I've been looking briefly at sushi.py, as a way to orient myself to
collecting stats this way. I'm not intending to single out sushi.py, but
looking at it (mainly the data structure at this point, and not the code
itself), raises some questions about the best approach for collecting SUSHI
data.
sushi.py seems to have a small number of routines; mainly to retrieve the
XML file from a vendor and ingest the data in that file into a MySQL
database. There are only MySQL tables for COUNTER JR1, DR1, DR2, and DR2
reports and they mirror, to a degree, the structure of the item records
returned in the SUSHI xml. Here are the skeletons of 2 of the sushi.py SQL
tables:
counter_jr1
id int,
print_issn varchar,
online_issn varchar,
platform varchar,
item_name text,
data_type varchar,
date_begin datetime,
date_end datetime,
ft_pdf int,
ft_html int,
ft_total varchar
counter_db3
id int,
platform varchar,
item_name text,
data_type varchar,
date_begin datetime,
date_end datetime,
searches int,
sessions int
On the face of it, this seems like a pretty good data structure (although I
have a couple of concerns, that I will get to) but my main question is
whether there is any agreement about how to collect this data? If I were to
dig into some of the other SUSHI packages mentioned in this thread, what
would I find there? Excel-formatted COUNTER reports are simply a table of
columns, representing various fields, such as title (for JR1), platform,
publisher (for JR1), ISSN (for JR1), etc., followed by columns for up to 12
months of the collected year, and then summary data. JR1 reports have
fulltext HTML, PDF, and Total columns. DR1 has two rows, one for searches
and one for sesssions, with YTD totals in the final column. Similar data
structures exist for other COUNTER reports. They rely on the user to
interpret them and probably ought not to inform a decision for structuring
the data in a database. Is there been any best practice for how COUNTER
data is modeled in a database?
There are other COUNTER reports besides those four. For instance, some
journal vendors do indeed report searches and sessions using the DR3
report, but others use the equivalent JR4 report, so I would have expected
sushi.py to have a mechanism to collect these. Does SUSHI only deliver JR1,
DR1, DR2, and DR2 reports, or is this a problem with sushi.py?

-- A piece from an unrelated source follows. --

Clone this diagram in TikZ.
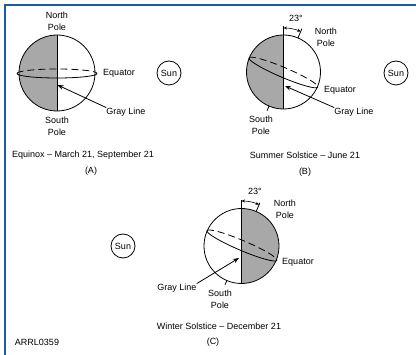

Now, one of the selling points for SUSHI is that if a vendor ever advises
that you should re-collect data for a given time period, the xml you
receive is structured such that the act of collecting OUGHT TO update,
rather than duplicate, data previously collected. However in sushi.py's SQL
structure, which gives every row a unique (auto-incremented) ID number,
there would have to be logic applied during the ingest to prevent multiple
instances of data collected from the same vendor for the same time period.
So, that's a concern.
I'm also concerned about what is represented in the ft_pdf, ft_html, and
ft_total fields. In the Excel COUNTER reports, the ft_pdf, ft_html, and
ft_total columns simply tabulate the YTD totals and the only way you would
be able to derive a monthly breakdown would be to collect 12 monthly
reports and analyze the differences from month to month -- something that
most libraries don't do. I have to go back and confirm this, but I don't
think the SUSHI reports are giving a month-only breakdown for those fields,
so I wonder about their inclusion in that table. I guess my question is
what is returned in the SUSHI xml report: monthly or yearly figures for the
ft_pdf, ft_html, and ft_total fields?
Tom
|